While several of its neighboring nations discourage the education of women, Muslim-Arab Morocco set aside 30 seats in its lower house expressly for women, ensuring them a meaningful policy-making voice. At the same time, one could (and some did) vote for the Islamic PJD party, which chose the ballot box in its quest for popular support.
The results translate real partisan and policy differences into governing stability: The Socialist Party of current Prime Minister Abderrah Youssoufi was the top vote-getter. A conservative and a center-right party have come in second and third, respectively, ensuring a vocal opposition. The Islamic PJD has doubled its seats giving fundamentalists a voice, to be sure, but also a stake in preserving the institution it emanates from.
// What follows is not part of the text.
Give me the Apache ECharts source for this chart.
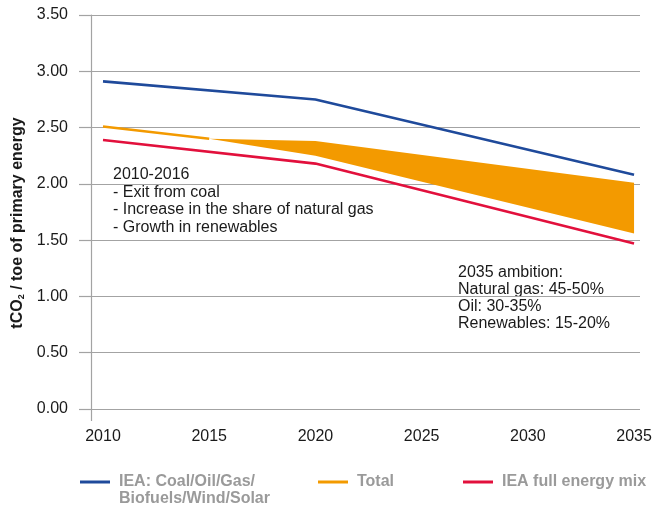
<!DOCTYPE html>
<html>
<head>
<meta charset="utf-8">
<script src="https://cdn.jsdelivr.net/npm/echarts@6/dist/echarts.min.js"></script>
<style>
* { margin: 0; padding: 0; }
#chart-container { width: 660px; height: 509px; background: #fff; }
</style>
</head>
<body>
<div id="chart-container"></div>
<script>
// values
const xTickYears = [2010, 2015, 2020, 2025, 2030, 2035]
const ieaCoalYears = [2010, 2020, 2035]
const ieaCoalValues = [2.91, 2.75, 2.08]
const ieaMixYears = [2010, 2020, 2035]
const ieaMixValues = [2.39, 2.18, 1.47]
const totalYears = [2010, 2015]
const totalValues = [2.51, 2.40]
const bandYears = [2015, 2020, 2035]
const totalLow = [2.40, 2.25, 1.56]
const totalHigh = [2.40, 2.38, 2.01]

const FONT = '"Liberation Sans", Arial, sans-serif'
const GREY = '#a3a3a3'
const ORANGE = '#f39a00'
const X_MIN = 2009.435
const X_MAX = 2035.28

const pairs = (xs, ys) => xs.map((x, i) => [x, ys[i]])

const chartDom = document.getElementById('chart-container')
const myChart = echarts.init(chartDom)

const legendBase = {
  orient: 'horizontal',
  padding: 0,
  icon: 'rect',
  itemWidth: 30,
  itemHeight: 3,
  selectedMode: false,
  textStyle: {
    color: '#9a9a9a',
    fontWeight: 'bold',
    fontSize: 16,
    fontFamily: FONT,
    lineHeight: 17,
    padding: [0, 0, 0, 4]
  }
}

// filled range between the low and high "Total" paths
const renderBand = (params, api) => {
  const upper = bandYears.map((y, i) => api.coord([y, totalHigh[i]]))
  const lower = bandYears.map((y, i) => api.coord([y, totalLow[i]])).reverse()
  return {
    type: 'polygon',
    shape: { points: upper.concat(lower) },
    style: { fill: ORANGE }
  }
}

const option = {
  animation: false,
  grid: { left: 91, right: 20, top: 15, bottom: 100, outerBoundsMode: 'none' },
  legend: [
    Object.assign({}, legendBase, {
      data: ['IEA: Coal/Oil/Gas/Biofuels/Wind/Solar'],
      left: 80,
      top: 456.5,
      formatter: () => ' \nIEA: Coal/Oil/Gas/\nBiofuels/Wind/Solar'
    }),
    Object.assign({}, legendBase, { data: ['Total'], left: 318, top: 473.5 }),
    Object.assign({}, legendBase, { data: ['IEA full energy mix'], left: 463, top: 473.5 })
  ],
  xAxis: {
    type: 'value',
    min: X_MIN,
    max: X_MAX,
    splitLine: { show: false },
    axisLine: { show: false },
    axisTick: {
      show: true,
      customValues: [X_MIN],
      length: 12,
      lineStyle: { color: GREY, width: 1.2 }
    },
    axisLabel: {
      customValues: xTickYears,
      margin: 20,
      fontSize: 16,
      fontFamily: FONT,
      color: '#1a1a1a',
      formatter: v => String(v)
    }
  },
  yAxis: {
    type: 'value',
    min: 0,
    max: 3.5,
    interval: 0.5,
    name: 'tCO{sub|2} / toe of primary energy',
    nameLocation: 'middle',
    nameGap: 64,
    nameTextStyle: {
      fontSize: 16,
      fontWeight: 'bold',
      fontFamily: FONT,
      color: '#1a1a1a',
      padding: [0, 22, 0, 0],
      rich: {
        sub: { fontSize: 9, fontWeight: 'bold', fontFamily: FONT, color: '#1a1a1a', verticalAlign: 'bottom', padding: [6, 0, 0, 0] }
      }
    },
    axisLine: { show: true, lineStyle: { color: GREY, width: 1.2 } },
    axisTick: { show: true, length: 12, lineStyle: { color: GREY, width: 1.2 } },
    splitLine: { show: true, lineStyle: { color: GREY, width: 1.2 } },
    axisLabel: {
      margin: 23,
      fontSize: 16,
      fontFamily: FONT,
      color: '#1a1a1a',
      formatter: v => v.toFixed(2)
    }
  },
  graphic: [
    {
      type: 'text',
      left: 113,
      top: 166,
      style: {
        text: '2010-2016\n- Exit from coal\n- Increase in the share of natural gas\n- Growth in renewables',
        fontSize: 16,
        fontFamily: FONT,
        lineHeight: 17.5,
        fill: '#1a1a1a'
      }
    },
    {
      type: 'text',
      left: 458,
      top: 263.5,
      style: {
        text: '2035 ambition:\nNatural gas: 45-50%\nOil: 30-35%\nRenewables: 15-20%',
        fontSize: 16,
        fontFamily: FONT,
        lineHeight: 17.2,
        fill: '#1a1a1a'
      }
    }
  ],
  series: [
    {
      name: 'Total range',
      type: 'custom',
      renderItem: renderBand,
      data: [[bandYears[0], totalLow[0]]],
      silent: true
    },
    {
      name: 'IEA: Coal/Oil/Gas/Biofuels/Wind/Solar',
      type: 'line',
      data: pairs(ieaCoalYears, ieaCoalValues),
      symbol: 'none',
      color: '#1f4a9b',
      lineStyle: { width: 2.6, color: '#1f4a9b' }
    },
    {
      name: 'Total',
      type: 'line',
      data: pairs(totalYears, totalValues),
      symbol: 'none',
      color: ORANGE,
      lineStyle: { width: 2.6, color: ORANGE }
    },
    {
      name: 'IEA full energy mix',
      type: 'line',
      data: pairs(ieaMixYears, ieaMixValues),
      symbol: 'none',
      color: '#e2103c',
      lineStyle: { width: 2.6, color: '#e2103c' }
    }
  ]
}

myChart.setOption(option)
</script>
</body>
</html>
The balance of seats go to a variety of small parties whose leaders generally echoed Party of Progress and Socialism spokesman Nabil Benabdallah, telling the Associated Press he thought the election "was honest, clean and really opens the road for democracy."
Perhaps most important, the vote is hard and tangible evidence of King Mohammed VI's commitment and ability to deliver reforms that give all Moroccan citizens Arab, Bedouin and Jewish a voice in its affairs and a stake in its economy. As an advocate of such values, his message to a following of tens of millions is that they are not inconsistent with the teachings of Islam or the daily practices of a devout Muslim.
Always our longest ally the first country to recognize the United States and to sign a bilateral treaty with us Morocco is now one of our strongest in the Arab world. Taking a moment to acknowledge this step forward is well in order.

Edward M. Gabriel was ambassador to Morocco from 1997-2001 and is now a senior fellow at the Center for Strategic and International Studies in Washington.